E' di ieri la notizia che la Consulta ha respinto i ricorsi di Camera e Senato contro le eccezioni sul consenso espresso dai giudici di Milano che hanno autorizzato a porre fine alla vita di Eluana Englaro, la ragazza in coma dal 1992.
E' ben triste che una vicenda umana come questa sia finita in un tribunale e poi nelle sedi istituzionali, è ben triste che un padre si rivolga ai giudici per chiedere la morte della figlia.
Come al solito dico quello che penso e non voglio fare giri di parole: il papà di Eluana, anche se tutore della figlia, non può disporre della sua vita, poichè di vita si tratta. Eluana è in coma ma respira autonomamente e tanto deve bastare per dichiararla viva. Quest'uomo probabilmente è stanco e provato, sarà certamente anche addolorato per la povera ragazza, ciò che è capitato ad Eluana ha condizionato e condiziona la sua vita da 16 anni, ma allora, se è così, il problema è suo e lo è due volte. Da un lato la morte della figlia che invoca da anni, rappresenta la sua liberazione (non sembra che Eluana sia in sofferenza, non sappiamo, nessuno lo sa, che cosa provi questa ragazza, quello che sappiamo è che non si lamenta e respira da sola) e dall'altro se proprio è intenzionato ad ucciderla, lo faccia da solo e non cerchi la protezione della legge. In Italia non esistono leggi che consentono l'eutanasia, perchè di questo si tratta.
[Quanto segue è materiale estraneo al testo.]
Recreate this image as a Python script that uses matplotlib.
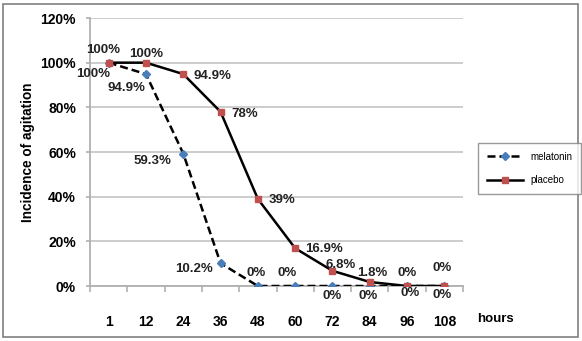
import matplotlib
matplotlib.use("Agg")
import matplotlib.pyplot as plt
from matplotlib.patches import Rectangle

hours = ["1", "12", "24", "36", "48", "60", "72", "84", "96", "108"]
melatonin = [100, 94.9, 59.3, 10.2, 0, 0, 0, 0, 0, 0]
placebo = [100, 100, 94.9, 78, 39, 16.9, 6.8, 1.8, 0, 0]
mel_labels = ["100%", "94.9%", "59.3%", "10.2%", "0%", "0%", "0%", "0%", "0%", "0%"]
pla_labels = ["100%", "100%", "94.9%", "78%", "39%", "16.9%", "6.8%", "1.8%", "0%", "0%"]

plt.rcParams['font.family'] = ['Liberation Sans', 'DejaVu Sans']

fig = plt.figure(figsize=(5.82, 3.41), dpi=100)
ax = fig.add_axes([90/582, 1-286/341, 373/582, 268/341])
x = list(range(len(hours)))

ax.plot(x, melatonin, color='black', lw=1.8, ls=(0, (3.2, 1.6)), marker='D', ms=4,
        mfc='#4a7ebb', mec='#4a7ebb', label='melatonin', zorder=3)
ax.plot(x, placebo, color='black', lw=1.8, marker='s', ms=5,
        mfc='#c0504d', mec='#c0504d', label='placebo', zorder=4)

# label offsets in pixels (dx, dy)
pla_off = [(-6, 13), (0, 9), (29, -2), (24, -2), (24, -1), (29, -1), (8, 6), (3, 9), (0, 13), (-2, 18)]
mel_off = [(-16, -11), (-20, -14), (-31, -7), (-27, -6), (-2, 13), (-8, 13), (0, -10), (-2, -10), (3, -7), (-2, -9)]
for i in x:
    ax.annotate(pla_labels[i], (i, placebo[i]), xytext=pla_off[i], textcoords='offset pixels',
                ha='center', va='center', fontsize=9.5, fontweight='bold', color='#222222', zorder=5)
    ax.annotate(mel_labels[i], (i, melatonin[i]), xytext=mel_off[i], textcoords='offset pixels',
                ha='center', va='center', fontsize=9.5, fontweight='bold', color='#222222', zorder=5)

ax.set_xlim(-0.5, len(hours) - 0.5)
ax.set_ylim(0, 120)
ax.set_yticks(range(0, 121, 20))
ax.set_yticklabels([f"{v}%" for v in range(0, 121, 20)], fontsize=10, fontweight='bold')
ax.set_xticks(x)
ax.set_xticklabels(hours, fontsize=10, fontweight='bold')
ax.set_xticks([i - 0.5 for i in range(len(hours) + 1)], minor=True)
ax.tick_params(axis='x', which='major', length=0, pad=21)
ax.tick_params(axis='x', which='minor', length=4, color='#b0b0b0', width=1.2)
ax.tick_params(axis='y', length=3, color='#b0b0b0', width=1.2, pad=7)
ax.grid(axis='y', color='#c8c8c8', lw=1.3)
ax.set_axisbelow(True)
for s in ['top', 'right']:
    ax.spines[s].set_visible(False)
ax.spines['left'].set_color('#b0b0b0')
ax.spines['bottom'].set_color('#b0b0b0')
ax.spines['left'].set_linewidth(1.3)
ax.spines['bottom'].set_linewidth(1.3)

ax.set_ylabel("Incidence of agitation", fontsize=9.8, fontweight='bold', labelpad=4)
fig.text(495/582, 1-319/341, "hours", fontsize=9.5, fontweight='bold', ha='center', va='center')

leg = fig.legend(loc='upper left', bbox_to_anchor=(478/582, 1-143/341), fontsize=7,
                 frameon=True, fancybox=False, edgecolor='#808080', handlelength=3.7,
                 handletextpad=0.8, labelspacing=1.4, borderpad=0.9, borderaxespad=0)
leg.get_frame().set_linewidth(1.0)

fig.patches.append(Rectangle((3/582, 4/341), 575/582, 333/341, transform=fig.transFigure,
                             fill=False, edgecolor='#808080', lw=1.2))

fig.savefig("out.png", dpi=100)
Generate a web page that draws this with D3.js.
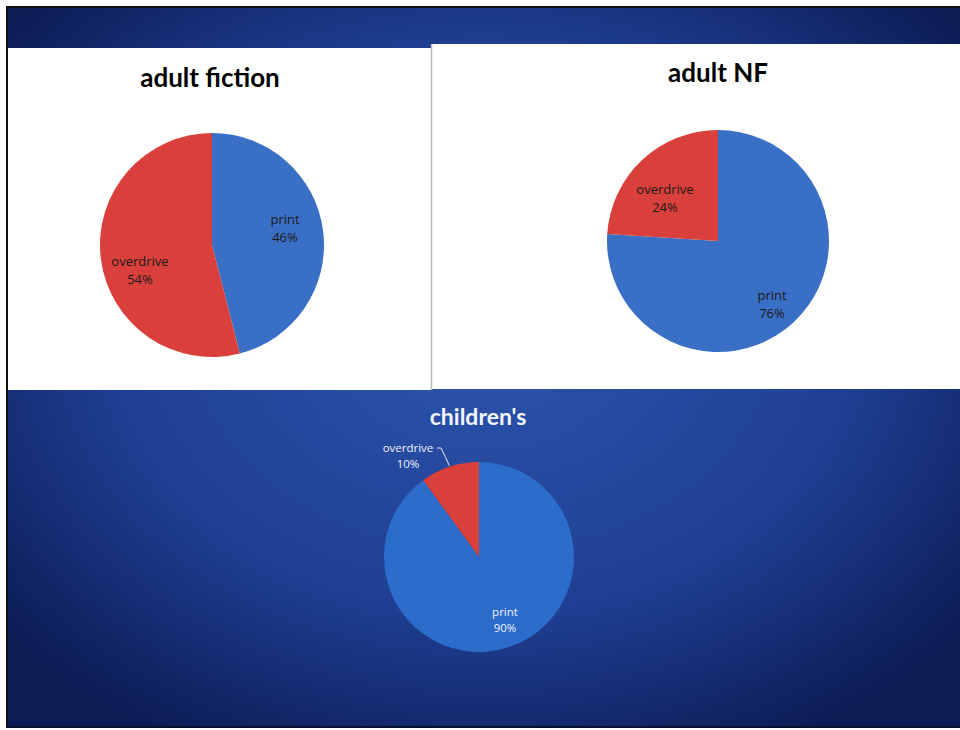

Quindi se il Signor Englaro desidera che sua figlia non venga più alimentata gli strappi il sondino gastrico, lo faccia con le sue mani e affronti le conseguenze morali e legali del suo gesto.
Forse finirà in carcere e questo sarà certo un modo per mitigare il rimorso che inevitabilmente proverà e che è giusto che provi, per aver ucciso una persona.